For Minister of Finance, Takaichi picked Satsuki Katayama as one of the female cabinet members. Ryosei Akazawa, Japan’s top negotiator in tariff negotiations with the U.S. and a close ally of former premier Shigeru Ishiba, remains Minister of Economy, Trade, and Industry; he is expected to continue managing trade negotiations with the U.S. These appointments seem to be an attempt to reintegrate the LDP. But appointment of female ministers was limited to two people instead of the expected five.
While it agreed to a firm coalition with the LDP, JIP did not join the Takaichi Cabinet. It is an unusual decision. A junior partner in a leading coalition typically will have at least one member in the cabinet. In its coalition with the LDP, Komeito sent a minister to the cabinet every year since 1999, except during DPJ government between 2009 and 2012. There is one precedent for JIP’s decision: in 1996, the Social Democratic Party and New Party Sakigake left LDP’s Ryutaro Hashimoto Cabinet but maintained a cooperative relationship with the LDP.

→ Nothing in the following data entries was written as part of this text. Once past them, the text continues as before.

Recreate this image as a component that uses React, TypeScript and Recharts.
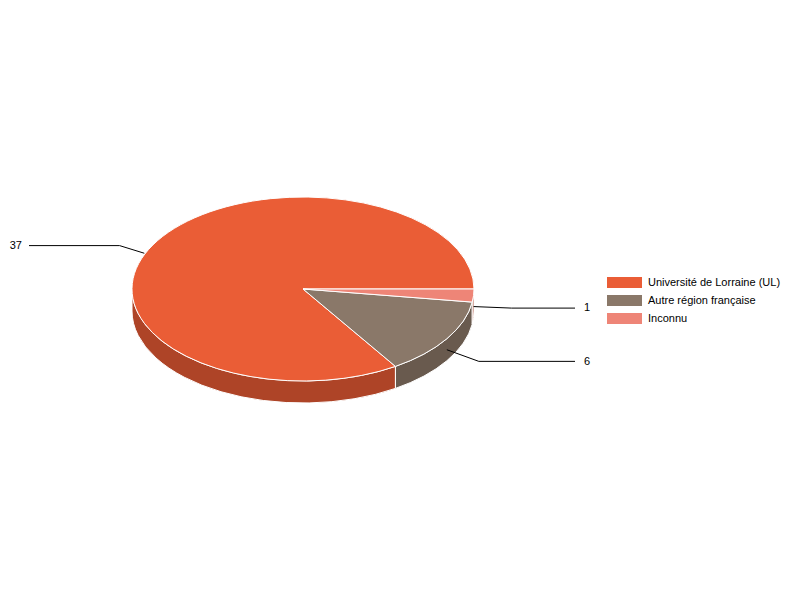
import { PieChart, Pie, Legend } from 'recharts';

const categories = ['Université de Lorraine (UL)', 'Autre région française', 'Inconnu'];
const values = [37, 6, 1];
const topColors = ['#EA5D36', '#8A7869', '#EE8577'];
const sideColors = ['#AE4427', '#695A4E', '#B0614F'];

const CX = 303;
const CY = 289;
const RX = 171;
const RY = 92;
const DEPTH = 22;
const FONT = '"Liberation Sans", Arial, sans-serif';

const topData = categories.map((name, i) => ({ name, value: values[i], fill: topColors[i] }));
const sideData = categories.map((name, i) => ({ name, value: values[i], fill: sideColors[i] }));

const pointAt = (angle: number, dy = 0, rx = RX, ry = RY) => {
  const rad = (angle * Math.PI) / 180;
  return { x: CX + rx * Math.cos(rad), y: CY + dy - ry * Math.sin(rad) };
};

const insideTop = (p: { x: number; y: number }) =>
  ((p.x - CX) / RX) ** 2 + ((p.y - CY) / RY) ** 2 < 1;

// recharts only knows circles, so the slice angles get redrawn on an ellipse
const TopSlice = (props: any) => {
  const { startAngle, endAngle, fill } = props;
  const a = pointAt(startAngle);
  const b = pointAt(endAngle);
  const large = endAngle - startAngle > 180 ? 1 : 0;
  const d = `M${CX},${CY} L${a.x},${a.y} A${RX},${RY} 0 ${large} 0 ${b.x},${b.y} Z`;
  return <path d={d} fill={fill} stroke="#fff" strokeWidth={1} strokeLinejoin="round" />;
};

// only the front half of the rim can be seen
const SideSlice = (props: any) => {
  const { startAngle, endAngle, fill } = props;
  const from = Math.max(startAngle, 180);
  const to = Math.min(endAngle, 360);
  if (to <= from) return null;
  const a = pointAt(from);
  const b = pointAt(to);
  const c = pointAt(to, DEPTH);
  const e = pointAt(from, DEPTH);
  const d = `M${a.x},${a.y} A${RX},${RY} 0 0 0 ${b.x},${b.y} L${c.x},${c.y} A${RX},${RY} 0 0 1 ${e.x},${e.y} Z`;
  return <path d={d} fill={fill} stroke="#fff" strokeWidth={1} strokeLinejoin="round" />;
};

const renderLabel = (props: any) => {
  const { midAngle, value } = props;
  let start = pointAt(midAngle, DEPTH / 2);
  const knee = pointAt(midAngle, DEPTH / 2, 209, 113.5);
  // labels paint above the pie, so stop the leader where it leaves the top face
  while (insideTop(start)) {
    const len = Math.hypot(knee.x - start.x, knee.y - start.y);
    start = {
      x: start.x + (knee.x - start.x) / len,
      y: start.y + (knee.y - start.y) / len,
    };
  }
  const left = knee.x < CX;
  const endX = left ? 29 : 575;
  return (
    <g>
      <polyline
        points={`${start.x},${start.y} ${knee.x},${knee.y} ${endX},${knee.y}`}
        fill="none"
        stroke="#000"
        strokeWidth={1}
      />
      <text
        x={left ? 22 : 584}
        y={knee.y + 3.4}
        textAnchor={left ? 'end' : 'start'}
        fontSize={11}
        fontFamily={FONT}
        fill="#000"
      >
        {value}
      </text>
    </g>
  );
};

const LegendList = ({ payload }: any) => {
  const entries = categories.map((name, i) =>
    (payload || []).find((p: any) => p.value === name && p.color === topColors[i]),
  );
  return (
    <div style={{ fontFamily: FONT, fontSize: 11, color: '#000' }}>
      {entries.filter(Boolean).map((entry: any) => (
        <div key={entry.value} style={{ display: 'flex', alignItems: 'center', height: 18 }}>
          <span style={{ width: 35, height: 11, background: entry.color, marginRight: 6 }} />
          <span>{entry.value}</span>
        </div>
      ))}
    </div>
  );
};

export default function App() {
  return (
    <div style={{ position: 'absolute', left: 0, top: 0, width: 800, height: 600, background: '#fff' }}>
      <PieChart width={800} height={600} margin={{ top: 0, right: 0, bottom: 0, left: 0 }}>
        <Pie
          data={sideData}
          dataKey="value"
          nameKey="name"
          cx={CX}
          cy={CY}
          outerRadius={RX}
          startAngle={0}
          endAngle={360}
          shape={SideSlice}
          label={renderLabel}
          labelLine={false}
          legendType="none"
          isAnimationActive={false}
        />
        <Pie
          data={topData}
          dataKey="value"
          nameKey="name"
          cx={CX}
          cy={CY}
          outerRadius={RX}
          startAngle={0}
          endAngle={360}
          shape={TopSlice}
          isAnimationActive={false}
        />
        <Legend
          layout="vertical"
          align="left"
          verticalAlign="top"
          content={<LegendList />}
          wrapperStyle={{ left: 607, top: 273, width: 190 }}
        />
      </PieChart>
    </div>
  );
}
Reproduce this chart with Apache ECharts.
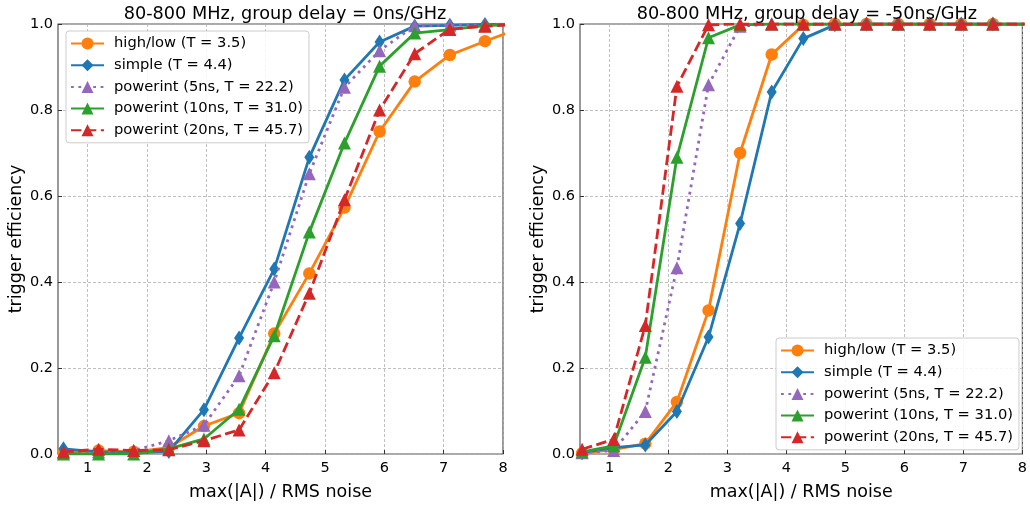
<!DOCTYPE html>
<html><head><meta charset="utf-8">
<script src="https://cdn.jsdelivr.net/npm/echarts@6/dist/echarts.min.js"></script>
<style>html,body{margin:0;padding:0;background:#fff}#c{width:1030px;height:506px}</style>
</head><body><div id="c"></div>
<script>
// x positions (max(|A|) / RMS noise)
var xLeft = [0.592,1.184,1.776,2.368,2.96,3.552,4.144,4.736,5.328,5.92,6.512,7.104,7.696,8.288];
var xRight = [0.536,1.071,1.607,2.143,2.679,3.214,3.75,4.286,4.821,5.357,5.893,6.429,6.964,7.5,8.036];

var names = ['high/low (T = 3.5)','simple (T = 4.4)','powerint (5ns, T = 22.2)','powerint (10ns, T = 31.0)','powerint (20ns, T = 45.7)'];
var titles = ['80-800 MHz, group delay = 0ns/GHz','80-800 MHz, group delay = -50ns/GHz'];
var xTicks = [1,2,3,4,5,6,7,8];
var yTicks = [0,0.2,0.4,0.6,0.8,1.0];

// left panel (0 ns/GHz)
var L_highlow = [0.003,0.008,0.005,0.015,0.065,0.095,0.28,0.42,0.573,0.75,0.866,0.928,0.96,0.99];
var L_simple  = [0.012,0.005,0.003,0.006,0.103,0.27,0.43,0.69,0.87,0.958,0.995,0.997,0.999,1.0];
var L_p5      = [0.003,0.005,0.008,0.031,0.067,0.182,0.40,0.652,0.853,0.938,0.996,0.997,0.998,1.0];
var L_p10     = [0.0,0.0,0.0,0.012,0.035,0.104,0.275,0.516,0.723,0.902,0.979,0.987,0.996,1.0];
var L_p20     = [0.005,0.011,0.008,0.01,0.031,0.056,0.189,0.374,0.591,0.8,0.931,0.988,0.995,0.999];

// right panel (-50 ns/GHz)
var R_highlow = [0.002,0.01,0.024,0.121,0.334,0.70,0.929,0.998,1,1,1,1,1,1,1];
var R_simple  = [0.003,0.015,0.021,0.099,0.272,0.536,0.842,0.966,0.998,1,1,1,1,1,1];
var R_p5      = [0.003,0.008,0.099,0.433,0.859,0.995,1,1,1,1,1,1,1,1,1];
var R_p10     = [0.005,0.019,0.225,0.69,0.968,0.998,1,1,1,1,1,1,1,1,1];
var R_p20     = [0.011,0.034,0.299,0.855,0.998,1,1,1,1,1,1,1,1,1,1];

var colors = ['#ff7f0e','#1f77b4','#9467bd','#2ca02c','#d62728'];
var symbols = ['circle','diamond','triangle','triangle','triangle'];
var symSizes = [12.5,[10,15],13,13,13];
var lineTypes = ['solid','solid',[2.8,4.6],'solid',[10.4,4.5]];
var FONT = 'DejaVu Sans';

function pairs(xs, ys){ return xs.map(function(x,i){return [x, ys[i]];}); }

var leftSets = [L_highlow,L_simple,L_p5,L_p10,L_p20];
var rightSets = [R_highlow,R_simple,R_p5,R_p10,R_p20];

var series = [];
[leftSets, rightSets].forEach(function(sets, gi){
  var xs = gi === 0 ? xLeft : xRight;
  sets.forEach(function(ys, k){
    series.push({
      type:'line', name:names[k], xAxisIndex:gi, yAxisIndex:gi,
      data: pairs(xs, ys), symbol:symbols[k], symbolSize:symSizes[k],
      clip:true, z: 2+k, animation:false,
      itemStyle:{color:colors[k], borderWidth:0},
      lineStyle:{color:colors[k], width:2.8, type:lineTypes[k], cap:'butt'}
    });
  });
});

function xAxis(gi){
  return {type:'value', gridIndex:gi, min:0.5, max:8,
    name:'max(|A|) / RMS noise', nameLocation:'middle', nameGap:29,
    nameTextStyle:{fontFamily:FONT,fontSize:17.5,color:'#000'},
    axisLine:{show:false},
    axisTick:{show:true, inside:true, length:4, customValues:xTicks, lineStyle:{color:'#333'}},
    axisLabel:{customValues:xTicks, fontFamily:FONT, fontSize:14.5, color:'#000', margin:7},
    splitLine:{show:true, lineStyle:{color:'#b0b0b0', width:0.8, type:[3,2]}}
  };
}
function yAxis(gi){
  return {type:'value', gridIndex:gi, min:0, max:1, interval:0.2,
    name:'trigger efficiency', nameLocation:'middle', nameGap:33,
    nameTextStyle:{fontFamily:FONT,fontSize:17.5,color:'#000'},
    axisLine:{show:false},
    axisTick:{show:true, inside:true, length:4, lineStyle:{color:'#333'}},
    axisLabel:{fontFamily:FONT, fontSize:14.5, color:'#000', margin:5, formatter:function(v){return v.toFixed(1);}},
    splitLine:{show:true, lineStyle:{color:'#b0b0b0', width:0.8, type:[3,2]}}
  };
}

function legend(gi, pos){
  return Object.assign({
    data: names.map(function(n){return n;}),
    orient:'vertical', itemWidth:33, itemHeight:15, itemGap:6.7,
    padding:[5,6,5,4],
    backgroundColor:'rgba(255,255,255,0.85)', borderColor:'#cccccc', borderWidth:1, borderRadius:3,
    textStyle:{fontFamily:FONT, fontSize:14.7, color:'#000', padding:[0,0,0,5]},
    selectedMode:false
  }, pos);
}

var chart = echarts.init(document.getElementById('c'), null, {renderer:'canvas'});
chart.setOption({
  animation:false,
  backgroundColor:'#fff',
  title:[
    {text:titles[0], left:280, top:0, textAlign:'center', textStyle:{fontFamily:FONT,fontSize:17.7,fontWeight:'normal',color:'#000'}},
    {text:titles[1], left:802, top:0, textAlign:'center', textStyle:{fontFamily:FONT,fontSize:17.7,fontWeight:'normal',color:'#000'}}
  ],
  grid:[
    {left:58, top:24, width:445, height:433, show:true, borderColor:'#555', borderWidth:1.2, backgroundColor:'transparent'},
    {left:580, top:24, width:444, height:433, show:true, borderColor:'#555', borderWidth:1.2, backgroundColor:'transparent'}
  ],
  xAxis:[xAxis(0), xAxis(1)],
  yAxis:[yAxis(0), yAxis(1)],
  legend:[
    legend(0,{left:66, top:31}),
    legend(1,{left:776, top:338})
  ],
  series: series
});
</script></body></html>
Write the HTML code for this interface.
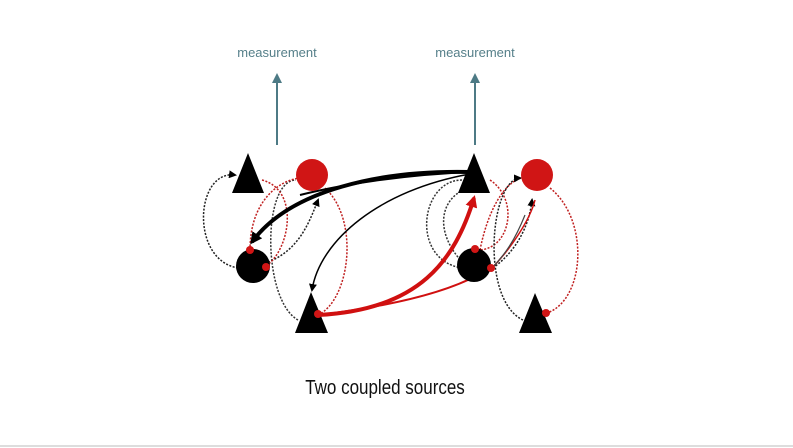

The leader of JIP, Hirofumi Yoshimura, indicated that his party did not have enough experience to join the cabinet. But it is likely that the party has reserved a choice to leave the coalition if the LDP fails to live up to the coalition agreement.
Cooperation outside the cabinet is a weaker form of a coalition government than a traditional one. The cabinet attains its policy goals through cabinet decisions. Each decision is made with the unanimous approval of all the ministers. If a minister refuses to sign onto a cabinet decision, the prime minister can force him or her to leave the cabinet.
JIP’s decision to distance itself from the Takaichi cabinet has two aspects. First, JIP will not be responsible for each decision of the Takaichi Cabinet. Second, without a representative in the cabinet, JIP cannot directly use the cabinet decision-making process to turn its policies into law. JIP is not without influence, though; the LDP will be constantly concerned by policy differences that would cause JIP to leave the coalition.
The coalition agreement does not refer to cooperation in elections. The LDP lawmakers from the Osaka area, where JIP has a stronghold, are worried about cooperation with JIP. How the two parties can cooperate in elections in each district may determine the fortune of their coalition.